US Fed starts easing path, other major central banks on hold

In a significant shift in monetary policy, the U.S. Federal Reserve has announced its first interest rate cut since December, marking a divergence from other major central banks that have opted to maintain their current rates. The decision comes amid a softening job market and signals potential further cuts in October and December. Fed Chair Jerome Powell emphasized that the job market’s condition is now a critical factor for policymakers. Meanwhile, U.S. President Donald Trump has initiated the dismissal of Federal Reserve Governor Lisa Cook over alleged improprieties in mortgage loan acquisitions. Newly sworn-in Fed Governor Stephen Miran cast the sole dissenting vote, advocating for a more aggressive 50 basis points cut. In contrast, the Bank of England kept its rates unchanged, with policymakers voting to slow the pace of unloading gilts purchased between 2009 and 2021. The Bank of Canada also reduced its key rate to a three-year low of 2.5%, citing a weak jobs market and reduced concerns about underlying price pressures. The Swiss National Bank, however, has maintained its key rate at 0%, with Chairman Martin Schlegel stating that the bar is high for a return to negative rates. The Reserve Bank of New Zealand is expected to cut rates further, with a Reuters poll indicating potential reductions by year-end.
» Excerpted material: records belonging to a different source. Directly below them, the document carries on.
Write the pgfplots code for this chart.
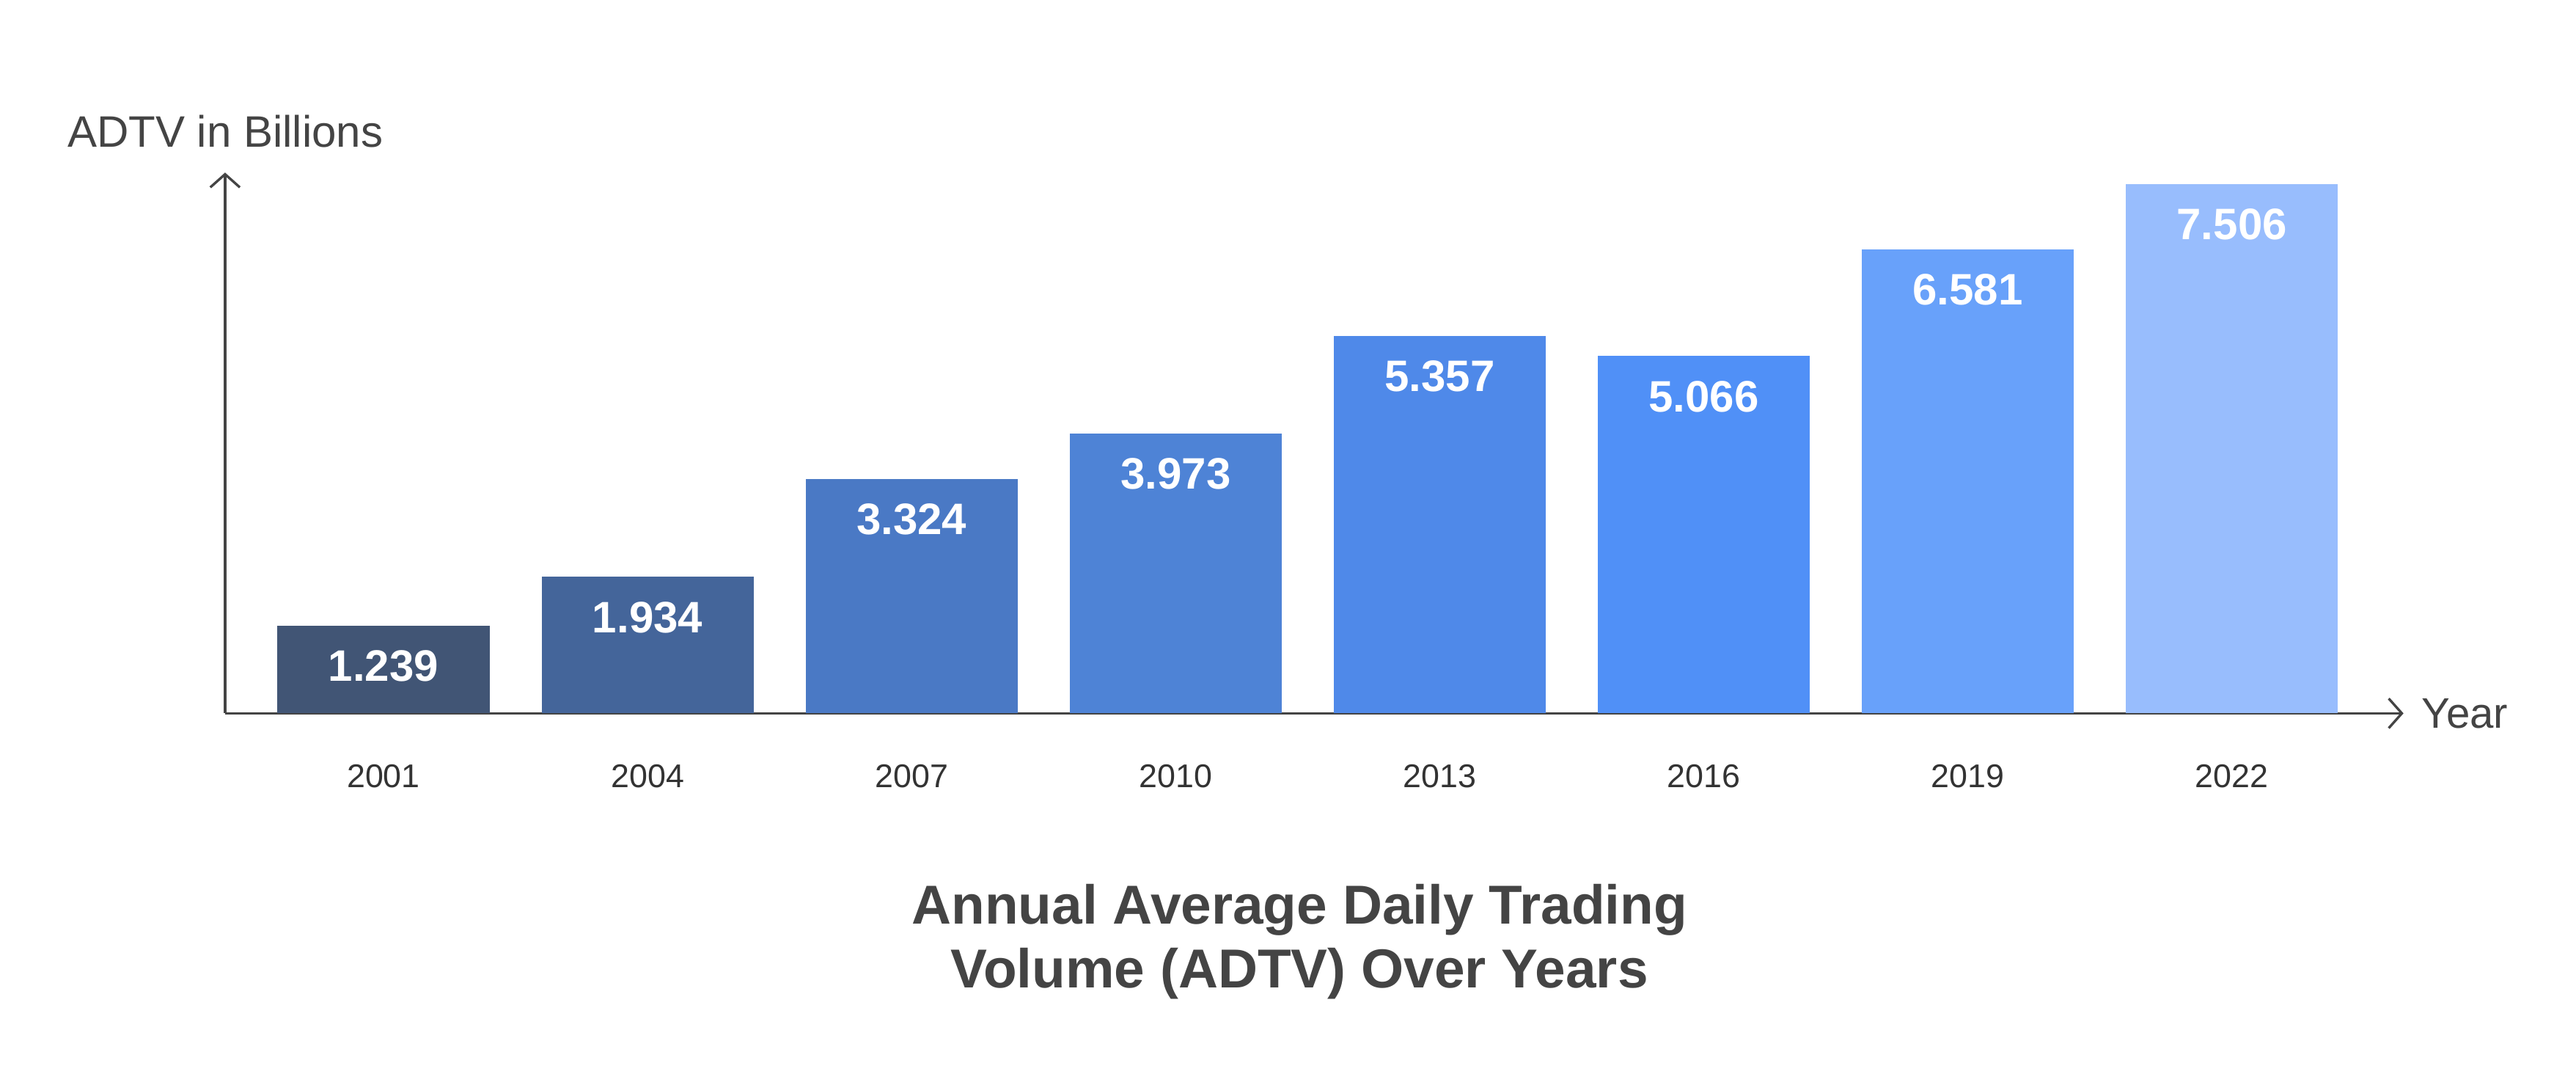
\documentclass[border=0pt]{standalone}
\usepackage{fontspec}
\setmainfont{Liberation Sans}
\usepackage{pgfplots}
\pgfplotsset{compat=1.18}
\usetikzlibrary{arrows.meta}
\definecolor{axisgray}{HTML}{444444}
\definecolor{tickgray}{HTML}{333333}
\definecolor{c1}{HTML}{415575}
\definecolor{c2}{HTML}{44659A}
\definecolor{c3}{HTML}{4A79C5}
\definecolor{c4}{HTML}{4E83D6}
\definecolor{c5}{HTML}{4F89E9}
\definecolor{c6}{HTML}{5090F7}
\definecolor{c7}{HTML}{68A1FA}
\definecolor{c8}{HTML}{98BDFD}
\begin{document}
\begin{tikzpicture}
\path[use as bounding box] (-68.5pt,-113pt) rectangle (715.5pt,217pt);
\begin{axis}[
  at={(0pt,0pt)}, anchor=south west,
  scale only axis, width=663pt, height=164.5pt,
  xmin=-0.6, xmax=7.65, ymin=0, ymax=7.67,
  axis lines=left,
  axis line style={draw=axisgray, line width=0.75pt, -{Straight Barb[length=4pt,width=9pt]}},
  ytick=\empty,
  xtick={0,1,2,3,4,5,6,7},
  xticklabels={2001,2004,2007,2010,2013,2016,2019,2022},
  major tick length=0pt,
  xticklabel style={font=\fontsize{10}{12}\selectfont, text=tickgray, yshift=-12pt},
  ybar, bar width=64.5pt, bar shift=0pt,
  nodes near coords, point meta=explicit symbolic,
  every node near coord/.append style={anchor=north, yshift=-4pt, text=white, font=\bfseries\fontsize{13.4}{16}\selectfont},
  clip=false,
]
\addplot[fill=c1, draw=none] coordinates {(0,1.239) [1.239]};
\addplot[fill=c2, draw=none] coordinates {(1,1.934) [1.934]};
\addplot[fill=c3, draw=none] coordinates {(2,3.324) [3.324]};
\addplot[fill=c4, draw=none] coordinates {(3,3.973) [3.973]};
\addplot[fill=c5, draw=none] coordinates {(4,5.357) [5.357]};
\addplot[fill=c6, draw=none] coordinates {(5,5.066) [5.066]};
\addplot[fill=c7, draw=none] coordinates {(6,6.581) [6.581]};
\addplot[fill=c8, draw=none] coordinates {(7,7.506) [7.506]};
\end{axis}
\node[anchor=west, text=axisgray, font=\fontsize{13.4}{16}\selectfont] at (-51.5pt,177pt) {ADTV in Billions};
\node[anchor=west, text=axisgray, font=\fontsize{13}{16}\selectfont] at (665pt,0pt) {Year};
\node[align=center, text=axisgray, font=\bfseries\fontsize{16.7}{19.5}\selectfont] at (327pt,-69.5pt) {Annual Average Daily Trading\\Volume (ADTV) Over Years};
\end{tikzpicture}
\end{document}
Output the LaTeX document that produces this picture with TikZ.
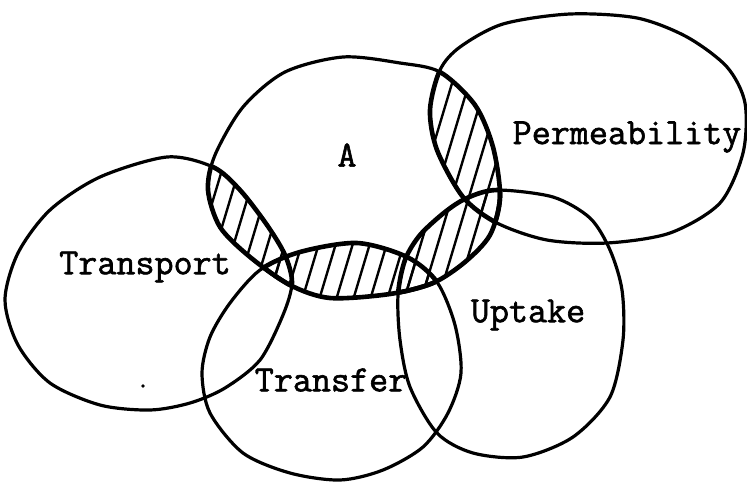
\documentclass[tikz,border=0pt]{standalone}
\usepackage{fontspec}
\newfontfamily\typer[FakeBold=1.6]{Latin Modern Mono}
\begin{document}
\begin{tikzpicture}[x=1pt,y=-1pt,
  ring/.style={line width=3.2pt, line join=round},
  rim/.style={line width=4.6pt, line join=round},
  hatch/.style={line width=2.4pt, line cap=round},
  word/.style={font=\typer\bfseries\fontsize{37}{37}\selectfont, inner sep=0pt}]
\useasboundingbox (0,0) rectangle (747,483);

% hand-drawn outlines of the five sets
\def\setA{plot[smooth cycle] coordinates {(343,57) (400,63) (440,72) (475,105) (493,147) (500,197) (490,235) (465,262) (433,283) (390,294) (330,298) (290,285) (250,257) (220,227) (208,190) (215,155) (243,107) (285,72)}}
\def\setP{plot[smooth cycle] coordinates {(570,14) (637,18) (687,37) (727,67) (745,103) (743,153) (720,203) (670,233) (607,243) (547,240) (497,223) (463,197) (437,150) (430,110) (440,70) (460,47) (503,24)}}
\def\setT{plot[smooth cycle] coordinates {(167,157) (213,167) (240,190) (267,225) (285,255) (292,283) (283,315) (260,360) (225,388) (190,403) (150,410) (100,405) (50,383) (18,345) (5,300) (18,253) (50,210) (100,177)}}
\def\setF{plot[smooth cycle] coordinates {(357,243) (407,257) (437,282) (455,325) (461,373) (448,413) (423,447) (383,470) (340,480) (290,473) (243,453) (210,413) (202,373) (210,337) (230,303) (260,270) (300,252)}}
\def\setU{plot[smooth cycle] coordinates {(497,190) (553,197) (590,218) (610,250) (622,290) (623,340) (610,397) (573,437) (523,457) (473,453) (437,433) (410,387) (400,340) (398,295) (405,260) (420,235) (445,212) (467,198)}}

% hatching of the overlaps of A with each other set, with heavier rims
\foreach \other in {\setP,\setT,\setF,\setU}{
  \begin{scope}
    \clip \setA;
    \clip \other;
    \foreach \x in {-200,-183,...,760}
      \draw[hatch] (\x,500) -- ++(150,-500);
  \end{scope}
  \begin{scope}
    \clip \other;
    \draw[rim] \setA;
  \end{scope}
  \begin{scope}
    \clip \setA;
    \draw[rim] \other;
  \end{scope}
}

% outlines
\draw[ring] \setA;
\draw[ring] \setP;
\draw[ring] \setT;
\draw[ring] \setF;
\draw[ring] \setU;

% labels
\node[word] (la) at (347,155) {A};
\node[word] (lp) at (627,137) {Permeability};
\node[word] (lt) at (145,267) {Transport};
\node[word] (lf) at (331,380) {Transfer};
\node[word] (lu) at (528,315) {Uptake};

\fill (143,386) circle (1.8);
\end{tikzpicture}
\end{document}
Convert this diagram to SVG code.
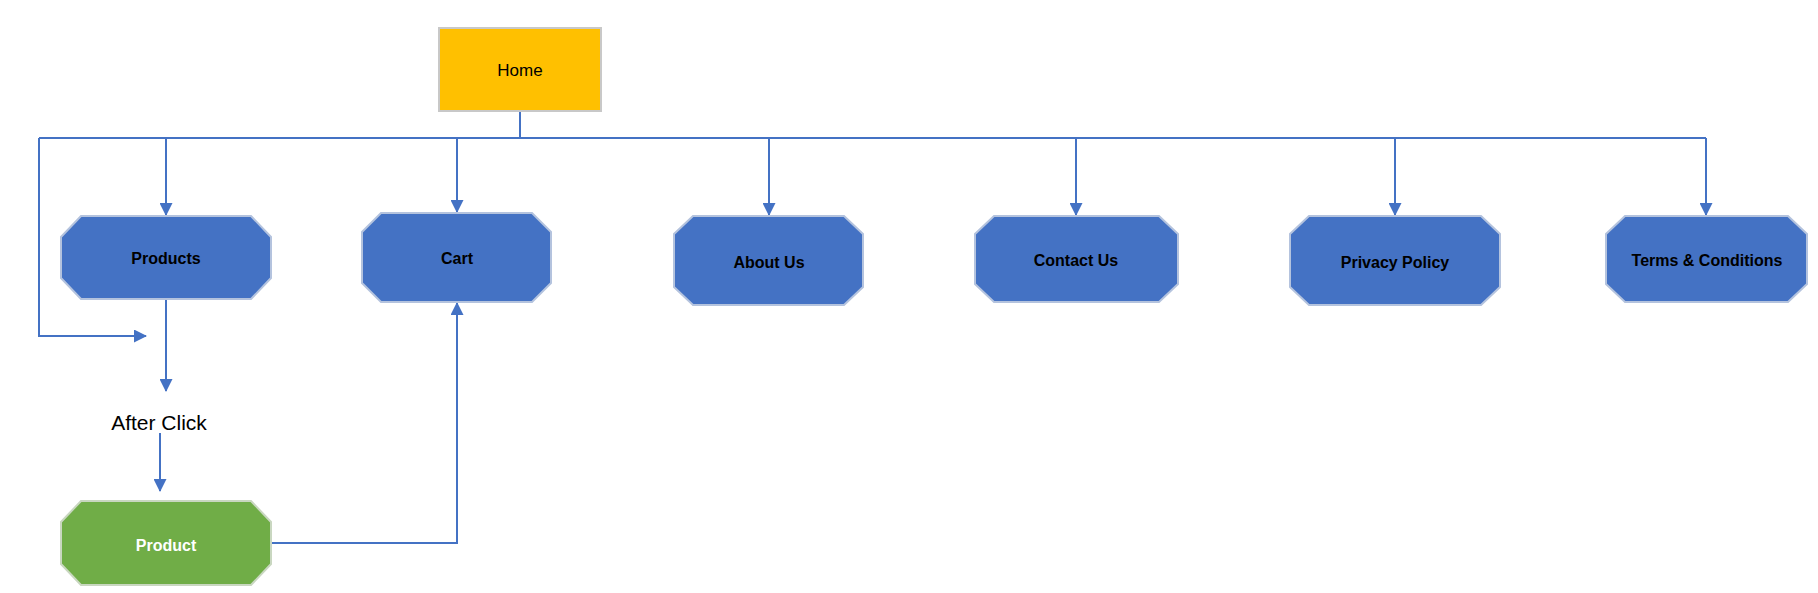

The European Central Bank has kept its key rate steady at 2%, with ECB chief Christine Lagarde noting that the bank remains in a ‘good place’ despite balanced economic risks. The Bank of Japan is anticipated to hold rates steady amid political uncertainty following Prime Minister Shigeru Ishiba’s resignation. These varied approaches reflect the complex global economic landscape, with central banks navigating inflation, growth, and employment challenges.